Ele esteve, literalmente, no planeta Terra. Seria ele uma pessoa com a memória fraca? Ou será que não voltou por ter ficado com Estresse Pós-traumático depois do Thor… digo, o Ares ter dado uma machadada bem dada nele? Fica o mistério.

Também mantiveram a cena da luta milenar, em que aparece um Lanterna Verde. UM. Conhecendo o que eu sei sobre as tropas, aquele defensor teria pedido por ajuda e outros Lanternas teriam aparecido, afinal, era uma ameaça enorme, o próprio Darkseid, que se gaba por ter destruído milhares de mundos! E quando a ameaça volta, não tinha um Lanterna Verde responsável por aquele quadrante?! Àquela altura, no mínimo teríamos Hal Jordan, mas, novamente, tenho a teoria de que Snyder não queria roubar o spotlight do Super-Homem com outro personagem que é extremamente poderoso.

Para mim, não havia senso de urgência ou de perigo. Não senti isso no filme. Meus colegas disseram que sentiram, então talvez o problema esteja comigo, nunca se sabe.

A narrativa

Há uma consistência básica. Começo, meio, clímax e fim. Liga da Justiça Snyder Cut é bem expositivo em relação ao que ele quer passar. Tudo o que ele quiser que você saiba, ele vai contar por a+ b, para não deixar nenhuma interpretação errada. Ele é sobre isso. Deveria ser sobre a união dos super-heróis (é dito mais de uma vez “conseguiremos isso juntos”), mas, na verdade, é sobre o Super-Homem (também é dito mais de uma vez que eles PRECISAM do Clark ou tá tudo acabado).

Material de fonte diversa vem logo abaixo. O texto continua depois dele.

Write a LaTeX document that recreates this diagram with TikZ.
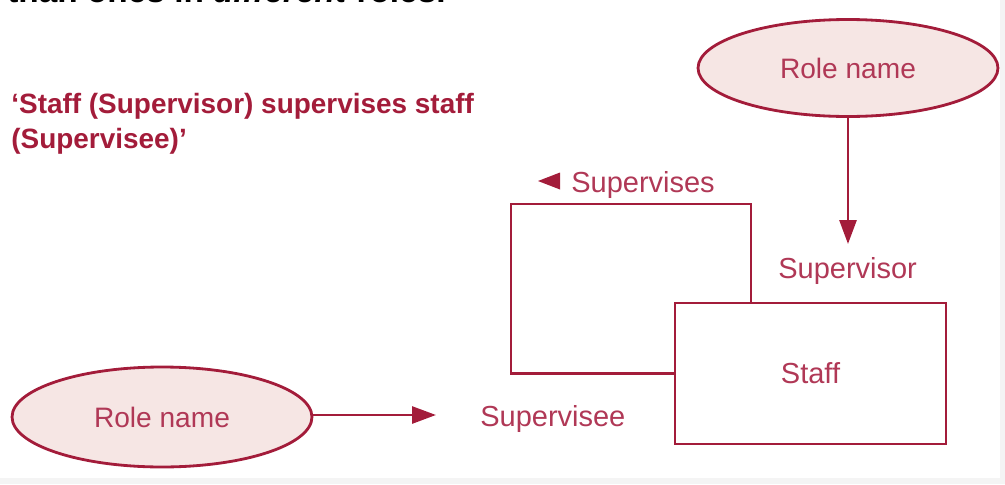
\documentclass[tikz,border=0pt]{standalone}
\usepackage{fontspec}
\setmainfont{Liberation Sans}
\usepackage{xcolor}
\definecolor{crimson}{RGB}{163,28,58}
\definecolor{rosetext}{RGB}{176,56,86}
\definecolor{blush}{RGB}{246,230,228}
\definecolor{edgegrey}{RGB}{244,244,244}
\usetikzlibrary{positioning,arrows.meta,shapes.geometric}

\begin{document}
\begin{tikzpicture}[x=0.02cm,y=-0.02cm,
	rolename/.style={ellipse,draw=crimson,line width=1.6pt,fill=blush,inner sep=0pt,minimum width=6cm,text=rosetext,font=\fontsize{16}{19}\selectfont},
	entity/.style={rectangle,draw=crimson,line width=1.6pt,minimum width=5.42cm,minimum height=2.82cm,text=rosetext,font=\fontsize{16.5}{20}\selectfont},
	rolelabel/.style={text=rosetext,font=\fontsize{16.5}{20}\selectfont,inner sep=0pt},
	link/.style={draw=crimson,line width=1.6pt},
	roleto/.style={link,-{Triangle[length=0.48cm,width=0.34cm]}}]
	\useasboundingbox (0,0) rectangle (1005,484);
	% page edges
	\fill[edgegrey] (1000,0) rectangle (1005,484);
	\fill[edgegrey] (0,478) rectangle (1005,484);
	
	% heading cut off by the page
	\begin{scope}
		\clip (0,0) rectangle (1005,40);
		\node[anchor=base west,inner sep=0pt,font=\fontsize{19}{23}\selectfont\bfseries] (heading) at (7,2) {than ones in \textit{different} roles.};
	\end{scope}
	
	% quotation
	\node[anchor=base west,inner sep=0pt,align=left,text=crimson,font=\fontsize{15.9}{19.8}\selectfont\bfseries] (quote) at (11,148) {‘Staff (Supervisor) supervises staff\\(Supervisee)’};
	
	% entity and role names
	\node[entity] (staff) at (810.5,373.5) {Staff};
	\node[rolename,minimum height=1.94cm] (roletop) at (848,68) {Role name};
	\node[rolename,minimum height=2cm] (roleleft) at (162,417) {Role name};
	
	% labels
	\node[rolelabel,anchor=base west] (supervisor) at (778,278) {Supervisor};
	\node[rolelabel,anchor=base west] (supervisee) at (480,426) {Supervisee};
	\node[rolelabel,anchor=base west] (supervises) at (571,192) {Supervises};
	\fill[crimson] (538,181) -- (560,172.5) -- (560,189.5) -- cycle;
	
	% recursive relationship
	\coordinate (loopNE) at (751,204);
	\coordinate (loopNW) at (511,204);
	\draw[link] (staff.north -| loopNE) -- (loopNE) -- (loopNW) |- (staff.west);
	
	% role arrows
	\coordinate (supervisortip) at (848,244);
	\coordinate (superviseetip) at (436,415);
	\draw[roleto] (roletop.south) -- (supervisortip);
	\draw[roleto] (roleleft.east |- superviseetip) -- (superviseetip);
\end{tikzpicture}
\end{document}
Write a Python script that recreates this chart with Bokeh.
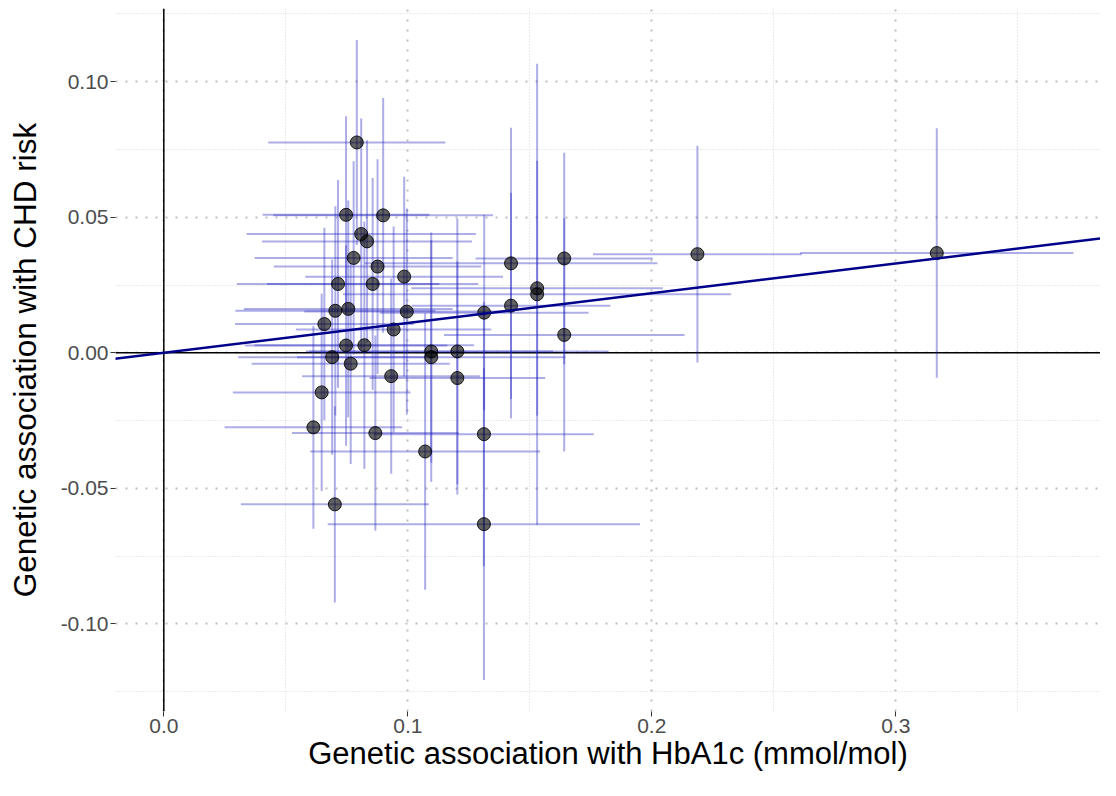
import numpy as np
from bokeh.plotting import figure
from bokeh.models import (Range1d, FixedTicker, CustomJSTickFormatter, Span, Slope,
                          ColumnDataSource)
from bokeh.embed import file_html
from bokeh.resources import INLINE

# ---- data ----
beta_x = [0.0791, 0.0747, 0.0899, 0.0809, 0.0833, 0.0778, 0.0876, 0.0985, 0.0714, 0.0856,
          0.0703, 0.0756, 0.0996, 0.0658, 0.0942, 0.0747, 0.0822, 0.0690, 0.0766, 0.1096,
          0.1096, 0.1203, 0.0932, 0.1203, 0.0647, 0.0613, 0.0867, 0.1312, 0.1071, 0.0701,
          0.1312, 0.1423, 0.1641, 0.1530, 0.1530, 0.1423, 0.1313, 0.1641, 0.2187, 0.3168]
beta_y = [0.0776, 0.0509, 0.0507, 0.0438, 0.0411, 0.0350, 0.0318, 0.0281, 0.0254, 0.0254,
          0.0155, 0.0162, 0.0152, 0.0106, 0.0086, 0.0027, 0.0028, -0.0016, -0.0040, 0.0005,
          -0.0016, 0.0005, -0.0086, -0.0093, -0.0146, -0.0275, -0.0296, -0.0300, -0.0364, -0.0559,
          -0.0632, 0.0330, 0.0348, 0.0238, 0.0216, 0.0174, 0.0148, 0.0066, 0.0364, 0.0368]
ci_x = [0.0363, 0.0342, 0.0450, 0.0470, 0.0430, 0.0406, 0.0425, 0.0405, 0.0415, 0.0433,
        0.0410, 0.0428, 0.0420, 0.0366, 0.0400, 0.0415, 0.0450, 0.0385, 0.0406, 0.0500,
        0.0550, 0.0620, 0.0365, 0.0360, 0.0364, 0.0364, 0.0342, 0.0450, 0.0471, 0.0385,
        0.0640, 0.0600, 0.0363, 0.0515, 0.0795, 0.0407, 0.0428, 0.0493, 0.0428, 0.0560]
ci_y = [0.0378, 0.0364, 0.0433, 0.0426, 0.0373, 0.0357, 0.0396, 0.0368, 0.0383, 0.0391,
        0.0386, 0.0400, 0.0380, 0.0355, 0.0380, 0.0370, 0.0456, 0.0360, 0.0370, 0.0410,
        0.0460, 0.0490, 0.0360, 0.0430, 0.0364, 0.0374, 0.0360, 0.0487, 0.0510, 0.0362,
        0.0575, 0.0500, 0.0390, 0.0470, 0.0850, 0.0416, 0.0360, 0.0430, 0.0400, 0.0460]
ivw_slope = 0.1098

x_ticks = [0.0, 0.1, 0.2, 0.3]
x_tick_labels = ["0.0", "0.1", "0.2", "0.3"]
x_minor = [0.05, 0.15, 0.25, 0.35]
y_ticks = [-0.10, -0.05, 0.0, 0.05, 0.10]
y_tick_labels = ["-0.10", "-0.05", "0.00", "0.05", "0.10"]
y_minor = [-0.125, -0.075, -0.025, 0.025, 0.075, 0.125]

x_title = "Genetic association with HbA1c (mmol/mol)"
y_title = "Genetic association with CHD risk"

# ---- figure ----
bx = np.array(beta_x); by = np.array(beta_y)
cx = np.array(ci_x); cy = np.array(ci_y)
src = ColumnDataSource(dict(x=bx, y=by, xlo=bx - cx, xhi=bx + cx, ylo=by - cy, yhi=by + cy))

p = figure(width=1100, height=780, output_backend="svg", toolbar_location=None,
           x_range=Range1d(-0.0198, 0.3839), y_range=Range1d(-0.1323, 0.1270),
           min_border_left=115, min_border_right=0, min_border_top=8, min_border_bottom=69)
p.outline_line_color = None
p.background_fill_color = "white"
p.border_fill_color = "white"

p.xaxis.ticker = FixedTicker(ticks=x_ticks, minor_ticks=x_minor)
p.yaxis.ticker = FixedTicker(ticks=y_ticks, minor_ticks=y_minor)
fmt_code = """
const i = tvals.findIndex(t => Math.abs(t - tick) < 1e-9);
return i >= 0 ? tlabels[i] : "";
"""
p.xaxis.formatter = CustomJSTickFormatter(args=dict(tvals=x_ticks, tlabels=x_tick_labels), code=fmt_code)
p.yaxis.formatter = CustomJSTickFormatter(args=dict(tvals=y_ticks, tlabels=y_tick_labels), code=fmt_code)

for ax in (p.xaxis[0], p.yaxis[0]):
    ax.axis_line_color = None
    ax.major_tick_line_color = "#333333"
    ax.major_tick_in = 0
    ax.major_tick_out = 5
    ax.minor_tick_line_color = None
    ax.major_label_text_font = "Liberation Sans"
    ax.major_label_text_font_size = "21px"
    ax.major_label_text_color = "#4D4D4D"
    ax.axis_label_text_font = "Liberation Sans"
    ax.axis_label_text_font_style = "normal"
    ax.axis_label_text_color = "black"
p.xaxis.axis_label_text_font_size = "31px"
p.yaxis.axis_label_text_font_size = "31.5px"
p.xaxis.axis_label = x_title
p.yaxis.axis_label = y_title
p.xaxis.major_label_standoff = 2
p.yaxis.major_label_standoff = 2
p.xaxis.axis_label_standoff = 0
p.yaxis.axis_label_standoff = 15

for g in (p.xgrid[0], p.ygrid[0]):
    g.grid_line_color = "#BEBEBE"
    g.grid_line_width = 2
    g.grid_line_dash = "2 8"
    g.minor_grid_line_color = "#D6D6D6"
    g.minor_grid_line_width = 1
    g.minor_grid_line_dash = "1 2"

p.add_layout(Span(location=0, dimension="height", line_color="black", line_width=1.5, level="underlay"))
p.add_layout(Span(location=0, dimension="width", line_color="black", line_width=1.5, level="underlay"))

p.segment(x0="x", y0="ylo", x1="x", y1="yhi", source=src, line_color="#2020C0", line_alpha=0.37, line_width=2)
p.segment(x0="xlo", y0="y", x1="xhi", y1="y", source=src, line_color="#2020C0", line_alpha=0.37, line_width=2)
p.scatter(x="x", y="y", source=src, size=13, fill_color="black", fill_alpha=0.62,
          line_color="black", line_alpha=0.85, line_width=1)

p.add_layout(Slope(gradient=ivw_slope, y_intercept=0, line_color="#00008B", line_width=2.5))

open("out.html", "w").write(file_html(p, INLINE))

Snyder conseguiu amarrar algumas pontas que Joss Whedon tinha deixado soltas e eram estúpidas, como, na hora em que o Clark acorda e vai lutar contra a equipe e todo mundo deixa a caixa materna largada. Essa cena foi corrigida, mais um ponto para Snyder.

Infelizmente, ele acrescentou inúmeras cenas desnecessárias, diálogos inúteis ou expositivos demais, além de  momentos que deveriam ser de extrema urgência e ele falha em passar isso. As cenas de luta, 100% CGI, até que estão okay e dá para apreciar. Mas, de novo, odeio o fato de ele rebaixar os outros para aumentar o Super-Homem, que, literalmente, tem uma cena no espaço, com o sol ao fundo, com os braços abertos e só faltou a legenda: “Mas, quando chegou a plenitude do tempo, Deus enviou seu Filho, nascido de mulher, nascido debaixo da Lei, a fim de redimir os que estavam sob a Lei, para que recebêssemos a adoção de filhos” (Gálatas, 4:4-5).

O roteiro conseguiu segurar as pontas, mantendo a narrativa sempre andando, mas nem sempre com cenas que fazem sentido ou são consistentes. No geral, me deu a sensação de “não sabíamos o que fazer, então fizemos isso”, de improvisação, encheção de linguiça total. Se cortassem as cenas inúteis, como a exposição do gravador, ou o Batman andando por vários minutos na neve, ou Barry Allen demorando uma hora pra abrir um cadeado, as inúmeras vezes em que falam sobre a construção do avião do Batman e por aí vai, o filme seria menor e teria mais conteúdo. Em diversos momentos você se dispersa do que está acontecendo, porque demora demais, é chato e não tem relevância!

Difícil trabalhar assim.

Essse Liga da Justiça vale a pena?

Se você ama Zack Snyder, você vai amar Liga da Justiça Snyder Cut, porque você provavelmente ama tudo o que ele faz, inclusive a atrocidade que chamam de BvS.

Se você é um ser humano normal, provavelmente vai passar mais da metade do tempo entediado e a outra até que se divertindo um pouco, pois tem sim cenas boas de ação. Inclusive, tem uma cena final que é de encher os olhos. Outro ponto para Snyder. 

A química entre os personagens não é das melhores, continuamos com um Super-Homem ranzinza, o teor cômico é horrível (e eu ri na primeira temporada de The Office e quem assistiu sabe do que eu to falando), as cenas de ação tão okay, e você só precisa abrir sua bíblia da igreja pentecostal do Superman e ir na fé. FÉ, ALFRED! FÉ!

Liga da Justiça Snyder Cut já está disponível no Brasil em diversas plataformas digitais, com um preço nada chamativo. Mas, ao menos, colocaram dublagem em português brasileiro.